#### [DATA SHOWN]

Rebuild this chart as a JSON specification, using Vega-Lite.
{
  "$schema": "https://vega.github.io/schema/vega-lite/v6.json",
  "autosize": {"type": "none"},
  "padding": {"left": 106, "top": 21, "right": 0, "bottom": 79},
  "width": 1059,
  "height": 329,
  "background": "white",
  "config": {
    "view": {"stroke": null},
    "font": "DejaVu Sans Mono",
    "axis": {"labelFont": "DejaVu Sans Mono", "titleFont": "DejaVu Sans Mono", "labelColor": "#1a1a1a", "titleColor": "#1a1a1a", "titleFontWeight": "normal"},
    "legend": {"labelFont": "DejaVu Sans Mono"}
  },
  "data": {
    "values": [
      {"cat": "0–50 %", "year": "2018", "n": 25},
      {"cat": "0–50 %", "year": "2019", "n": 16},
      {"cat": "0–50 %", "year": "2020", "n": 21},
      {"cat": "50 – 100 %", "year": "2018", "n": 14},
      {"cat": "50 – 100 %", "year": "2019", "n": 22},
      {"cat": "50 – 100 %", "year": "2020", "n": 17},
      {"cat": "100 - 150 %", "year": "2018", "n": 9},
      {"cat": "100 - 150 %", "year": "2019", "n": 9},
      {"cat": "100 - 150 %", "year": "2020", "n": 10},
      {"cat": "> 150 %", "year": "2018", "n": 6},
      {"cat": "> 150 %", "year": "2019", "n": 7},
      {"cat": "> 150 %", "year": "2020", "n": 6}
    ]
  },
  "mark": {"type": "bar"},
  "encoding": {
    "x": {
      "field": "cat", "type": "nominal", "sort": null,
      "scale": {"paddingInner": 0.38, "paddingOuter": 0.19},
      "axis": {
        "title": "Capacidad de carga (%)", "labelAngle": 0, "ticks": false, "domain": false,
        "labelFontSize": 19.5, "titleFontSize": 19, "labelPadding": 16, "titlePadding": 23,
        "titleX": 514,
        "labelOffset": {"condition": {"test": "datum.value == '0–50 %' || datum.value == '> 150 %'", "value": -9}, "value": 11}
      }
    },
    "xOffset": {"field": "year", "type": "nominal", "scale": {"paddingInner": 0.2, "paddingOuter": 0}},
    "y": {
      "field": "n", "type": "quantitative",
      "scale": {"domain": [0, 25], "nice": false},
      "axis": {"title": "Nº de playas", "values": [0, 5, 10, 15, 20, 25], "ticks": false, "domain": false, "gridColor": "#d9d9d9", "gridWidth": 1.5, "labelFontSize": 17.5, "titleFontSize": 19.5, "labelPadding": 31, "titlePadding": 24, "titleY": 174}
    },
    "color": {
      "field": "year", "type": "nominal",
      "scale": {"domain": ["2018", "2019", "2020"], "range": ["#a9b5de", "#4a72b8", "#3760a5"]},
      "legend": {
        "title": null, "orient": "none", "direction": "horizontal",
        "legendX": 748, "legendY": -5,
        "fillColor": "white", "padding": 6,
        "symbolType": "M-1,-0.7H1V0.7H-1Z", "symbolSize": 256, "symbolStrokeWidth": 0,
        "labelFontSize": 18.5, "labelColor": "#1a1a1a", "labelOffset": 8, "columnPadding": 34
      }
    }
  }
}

#### [DESCRIPTION OF THE TASK]
Copy out each line exactly.

#### [ANSWER IN FULL]
Rebuild this chart as a JSON specification, using Vega-Lite.
{
  "$schema": "https://vega.github.io/schema/vega-lite/v6.json",
  "autosize": {"type": "none"},
  "padding": {"left": 106, "top": 21, "right": 0, "bottom": 79},
  "width": 1059,
  "height": 329,
  "background": "white",
  "config": {
    "view": {"stroke": null},
    "font": "DejaVu Sans Mono",
    "axis": {"labelFont": "DejaVu Sans Mono", "titleFont": "DejaVu Sans Mono", "labelColor": "#1a1a1a", "titleColor": "#1a1a1a", "titleFontWeight": "normal"},
    "legend": {"labelFont": "DejaVu Sans Mono"}
  },
  "data": {
    "values": [
      {"cat": "0–50 %", "year": "2018", "n": 25},
      {"cat": "0–50 %", "year": "2019", "n": 16},
      {"cat": "0–50 %", "year": "2020", "n": 21},
      {"cat": "50 – 100 %", "year": "2018", "n": 14},
      {"cat": "50 – 100 %", "year": "2019", "n": 22},
      {"cat": "50 – 100 %", "year": "2020", "n": 17},
      {"cat": "100 - 150 %", "year": "2018", "n": 9},
      {"cat": "100 - 150 %", "year": "2019", "n": 9},
      {"cat": "100 - 150 %", "year": "2020", "n": 10},
      {"cat": "> 150 %", "year": "2018", "n": 6},
      {"cat": "> 150 %", "year": "2019", "n": 7},
      {"cat": "> 150 %", "year": "2020", "n": 6}
    ]
  },
  "mark": {"type": "bar"},
  "encoding": {
    "x": {
      "field": "cat", "type": "nominal", "sort": null,
      "scale": {"paddingInner": 0.38, "paddingOuter": 0.19},
      "axis": {
        "title": "Capacidad de carga (%)", "labelAngle": 0, "ticks": false, "domain": false,
        "labelFontSize": 19.5, "titleFontSize": 19, "labelPadding": 16, "titlePadding": 23,
        "titleX": 514,
        "labelOffset": {"condition": {"test": "datum.value == '0–50 %' || datum.value == '> 150 %'", "value": -9}, "value": 11}
      }
    },
    "xOffset": {"field": "year", "type": "nominal", "scale": {"paddingInner": 0.2, "paddingOuter": 0}},
    "y": {
      "field": "n", "type": "quantitative",
      "scale": {"domain": [0, 25], "nice": false},
      "axis": {"title": "Nº de playas", "values": [0, 5, 10, 15, 20, 25], "ticks": false, "domain": false, "gridColor": "#d9d9d9", "gridWidth": 1.5, "labelFontSize": 17.5, "titleFontSize": 19.5, "labelPadding": 31, "titlePadding": 24, "titleY": 174}
    },
    "color": {
      "field": "year", "type": "nominal",
      "scale": {"domain": ["2018", "2019", "2020"], "range": ["#a9b5de", "#4a72b8", "#3760a5"]},
      "legend": {
        "title": null, "orient": "none", "direction": "horizontal",
        "legendX": 748, "legendY": -5,
        "fillColor": "white", "padding": 6,
        "symbolType": "M-1,-0.7H1V0.7H-1Z", "symbolSize": 256, "symbolStrokeWidth": 0,
        "labelFontSize": 18.5, "labelColor": "#1a1a1a", "labelOffset": 8, "columnPadding": 34
      }
    }
  }
}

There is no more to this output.